== Dataset section ==
* Begin *

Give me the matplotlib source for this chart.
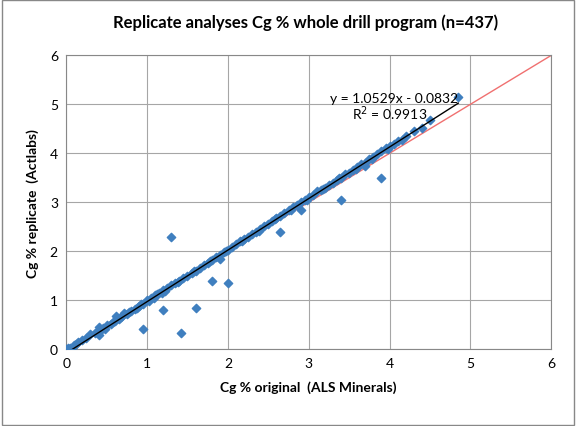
import matplotlib
matplotlib.use("Agg")
import matplotlib.pyplot as plt
import numpy as np

plt.rcParams['font.family'] = ['Lato', 'DejaVu Sans']

# original vs replicate Cg % (approximate)
original = [0.0, 0.02, 0.05, 0.08, 0.1, 0.12, 0.15, 0.2, 0.25, 0.3, 0.35, 0.4, 0.42, 0.45, 0.5,
            0.55, 0.6, 0.62, 0.65, 0.7, 0.72, 0.75, 0.8, 0.85, 0.9, 0.92, 0.95, 1.0, 1.02, 1.05,
            1.1, 1.12, 1.15, 1.2, 1.22, 1.25, 1.3, 1.35, 1.4, 1.45, 1.5, 1.55, 1.6, 1.65, 1.7,
            1.75, 1.8, 1.85, 1.9, 1.95, 2.0, 2.05, 2.1, 2.15, 2.2, 2.25, 2.3, 2.35, 2.4, 2.45,
            2.5, 2.55, 2.6, 2.65, 2.7, 2.75, 2.8, 2.85, 2.9, 2.95, 3.0, 3.05, 3.1, 3.15, 3.2,
            3.25, 3.3, 3.35, 3.4, 3.45, 3.5, 3.55, 3.6, 3.65, 3.7, 3.75, 3.8, 3.85, 3.9, 3.95,
            4.0, 4.05, 4.1, 4.15, 4.2, 4.3, 4.4, 4.5, 4.85,
            0.38, 0.48, 0.58, 0.68, 0.78, 0.88, 1.08, 1.18, 1.38, 1.58, 1.78, 1.98, 2.18, 2.38,
            2.58, 2.78, 2.98, 3.18, 3.38, 3.58, 3.78, 3.98,
            1.3, 1.42, 0.95, 1.6, 2.0, 1.8, 3.9, 3.4, 2.65, 1.2, 3.7, 0.4, 2.9, 1.9]
replicate = [0.0, 0.03, 0.02, 0.05, 0.08, 0.1, 0.14, 0.18, 0.22, 0.3, 0.33, 0.45, 0.38, 0.44, 0.5,
             0.52, 0.58, 0.68, 0.62, 0.7, 0.74, 0.72, 0.78, 0.82, 0.88, 0.92, 0.93, 1.0, 0.98, 1.04,
             1.1, 1.12, 1.14, 1.2, 1.18, 1.25, 1.3, 1.35, 1.4, 1.46, 1.5, 1.55, 1.6, 1.65, 1.72,
             1.76, 1.82, 1.88, 1.92, 1.98, 2.03, 2.08, 2.15, 2.2, 2.25, 2.3, 2.35, 2.4, 2.45, 2.52,
             2.56, 2.62, 2.68, 2.72, 2.78, 2.85, 2.9, 2.95, 3.0, 3.05, 3.1, 3.15, 3.22, 3.25, 3.3,
             3.35, 3.4, 3.45, 3.5, 3.58, 3.6, 3.65, 3.72, 3.78, 3.8, 3.88, 3.92, 3.98, 4.05, 4.1,
             4.15, 4.18, 4.25, 4.28, 4.35, 4.45, 4.52, 4.68, 5.15,
             0.35, 0.42, 0.55, 0.65, 0.75, 0.85, 1.05, 1.15, 1.38, 1.6, 1.8, 2.0, 2.2, 2.42,
             2.65, 2.85, 3.05, 3.28, 3.5, 3.68, 3.88, 4.08,
             2.3, 0.32, 0.42, 0.85, 1.35, 1.4, 3.5, 3.05, 2.4, 0.8, 3.75, 0.28, 2.85, 1.85]

slope, intercept = 1.0529, -0.0832

fig = plt.figure(figsize=(5.76, 4.27), dpi=100)
ax = fig.add_axes([0.115, 0.18, 0.842, 0.688])
ax.grid(True, color='#a6a6a6', linewidth=0.8)
ax.set_axisbelow(True)
ax.plot([0, 6], [0, 6], color='#f07070', linewidth=1, zorder=2)
ax.scatter(original, replicate, marker='D', s=18, color='#3f7fbf', zorder=3)
xs = np.array([0, max(original)])
ax.plot(xs, slope * xs + intercept, color='black', linewidth=1, zorder=4)
ax.set_xlim(0, 6)
ax.set_ylim(0, 6)
ax.set_xticks(range(7))
ax.set_yticks(range(7))
ax.tick_params(labelsize=10, length=0, pad=6)
for s in ax.spines.values():
    s.set_color('#888888')
ax.set_xlabel('Cg % original  (ALS Minerals)', fontsize=10, fontweight='bold', labelpad=8)
ax.set_ylabel('Cg % replicate  (Actlabs)', fontsize=10, fontweight='bold', labelpad=8)
ax.text(4.05, 5.05, 'y = 1.0529x - 0.0832', ha='center', fontsize=10)
ax.text(4.0, 4.7, 'R$^2$ = 0.9913', ha='center', fontsize=10)
fig.text(0.53, 0.935, 'Replicate analyses Cg % whole drill program (n=437)',
         ha='center', fontsize=12, fontweight='bold')
fig.patches.append(plt.Rectangle((0.003, 0.003), 0.994, 0.994, transform=fig.transFigure,
                                 fill=False, edgecolor='#888888', linewidth=1))
fig.savefig('out.png', dpi=100)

* End *

== Exercise instructions ==
Copy out all the data without changing anything, and drop the pictures.

== Written answer ==
Give me the matplotlib source for this chart.
import matplotlib
matplotlib.use("Agg")
import matplotlib.pyplot as plt
import numpy as np

plt.rcParams['font.family'] = ['Lato', 'DejaVu Sans']

# original vs replicate Cg % (approximate)
original = [0.0, 0.02, 0.05, 0.08, 0.1, 0.12, 0.15, 0.2, 0.25, 0.3, 0.35, 0.4, 0.42, 0.45, 0.5,
            0.55, 0.6, 0.62, 0.65, 0.7, 0.72, 0.75, 0.8, 0.85, 0.9, 0.92, 0.95, 1.0, 1.02, 1.05,
            1.1, 1.12, 1.15, 1.2, 1.22, 1.25, 1.3, 1.35, 1.4, 1.45, 1.5, 1.55, 1.6, 1.65, 1.7,
            1.75, 1.8, 1.85, 1.9, 1.95, 2.0, 2.05, 2.1, 2.15, 2.2, 2.25, 2.3, 2.35, 2.4, 2.45,
            2.5, 2.55, 2.6, 2.65, 2.7, 2.75, 2.8, 2.85, 2.9, 2.95, 3.0, 3.05, 3.1, 3.15, 3.2,
            3.25, 3.3, 3.35, 3.4, 3.45, 3.5, 3.55, 3.6, 3.65, 3.7, 3.75, 3.8, 3.85, 3.9, 3.95,
            4.0, 4.05, 4.1, 4.15, 4.2, 4.3, 4.4, 4.5, 4.85,
            0.38, 0.48, 0.58, 0.68, 0.78, 0.88, 1.08, 1.18, 1.38, 1.58, 1.78, 1.98, 2.18, 2.38,
            2.58, 2.78, 2.98, 3.18, 3.38, 3.58, 3.78, 3.98,
            1.3, 1.42, 0.95, 1.6, 2.0, 1.8, 3.9, 3.4, 2.65, 1.2, 3.7, 0.4, 2.9, 1.9]
replicate = [0.0, 0.03, 0.02, 0.05, 0.08, 0.1, 0.14, 0.18, 0.22, 0.3, 0.33, 0.45, 0.38, 0.44, 0.5,
             0.52, 0.58, 0.68, 0.62, 0.7, 0.74, 0.72, 0.78, 0.82, 0.88, 0.92, 0.93, 1.0, 0.98, 1.04,
             1.1, 1.12, 1.14, 1.2, 1.18, 1.25, 1.3, 1.35, 1.4, 1.46, 1.5, 1.55, 1.6, 1.65, 1.72,
             1.76, 1.82, 1.88, 1.92, 1.98, 2.03, 2.08, 2.15, 2.2, 2.25, 2.3, 2.35, 2.4, 2.45, 2.52,
             2.56, 2.62, 2.68, 2.72, 2.78, 2.85, 2.9, 2.95, 3.0, 3.05, 3.1, 3.15, 3.22, 3.25, 3.3,
             3.35, 3.4, 3.45, 3.5, 3.58, 3.6, 3.65, 3.72, 3.78, 3.8, 3.88, 3.92, 3.98, 4.05, 4.1,
             4.15, 4.18, 4.25, 4.28, 4.35, 4.45, 4.52, 4.68, 5.15,
             0.35, 0.42, 0.55, 0.65, 0.75, 0.85, 1.05, 1.15, 1.38, 1.6, 1.8, 2.0, 2.2, 2.42,
             2.65, 2.85, 3.05, 3.28, 3.5, 3.68, 3.88, 4.08,
             2.3, 0.32, 0.42, 0.85, 1.35, 1.4, 3.5, 3.05, 2.4, 0.8, 3.75, 0.28, 2.85, 1.85]

slope, intercept = 1.0529, -0.0832

fig = plt.figure(figsize=(5.76, 4.27), dpi=100)
ax = fig.add_axes([0.115, 0.18, 0.842, 0.688])
ax.grid(True, color='#a6a6a6', linewidth=0.8)
ax.set_axisbelow(True)
ax.plot([0, 6], [0, 6], color='#f07070', linewidth=1, zorder=2)
ax.scatter(original, replicate, marker='D', s=18, color='#3f7fbf', zorder=3)
xs = np.array([0, max(original)])
ax.plot(xs, slope * xs + intercept, color='black', linewidth=1, zorder=4)
ax.set_xlim(0, 6)
ax.set_ylim(0, 6)
ax.set_xticks(range(7))
ax.set_yticks(range(7))
ax.tick_params(labelsize=10, length=0, pad=6)
for s in ax.spines.values():
    s.set_color('#888888')
ax.set_xlabel('Cg % original  (ALS Minerals)', fontsize=10, fontweight='bold', labelpad=8)
ax.set_ylabel('Cg % replicate  (Actlabs)', fontsize=10, fontweight='bold', labelpad=8)
ax.text(4.05, 5.05, 'y = 1.0529x - 0.0832', ha='center', fontsize=10)
ax.text(4.0, 4.7, 'R$^2$ = 0.9913', ha='center', fontsize=10)
fig.text(0.53, 0.935, 'Replicate analyses Cg % whole drill program (n=437)',
         ha='center', fontsize=12, fontweight='bold')
fig.patches.append(plt.Rectangle((0.003, 0.003), 0.994, 0.994, transform=fig.transFigure,
                                 fill=False, edgecolor='#888888', linewidth=1))
fig.savefig('out.png', dpi=100)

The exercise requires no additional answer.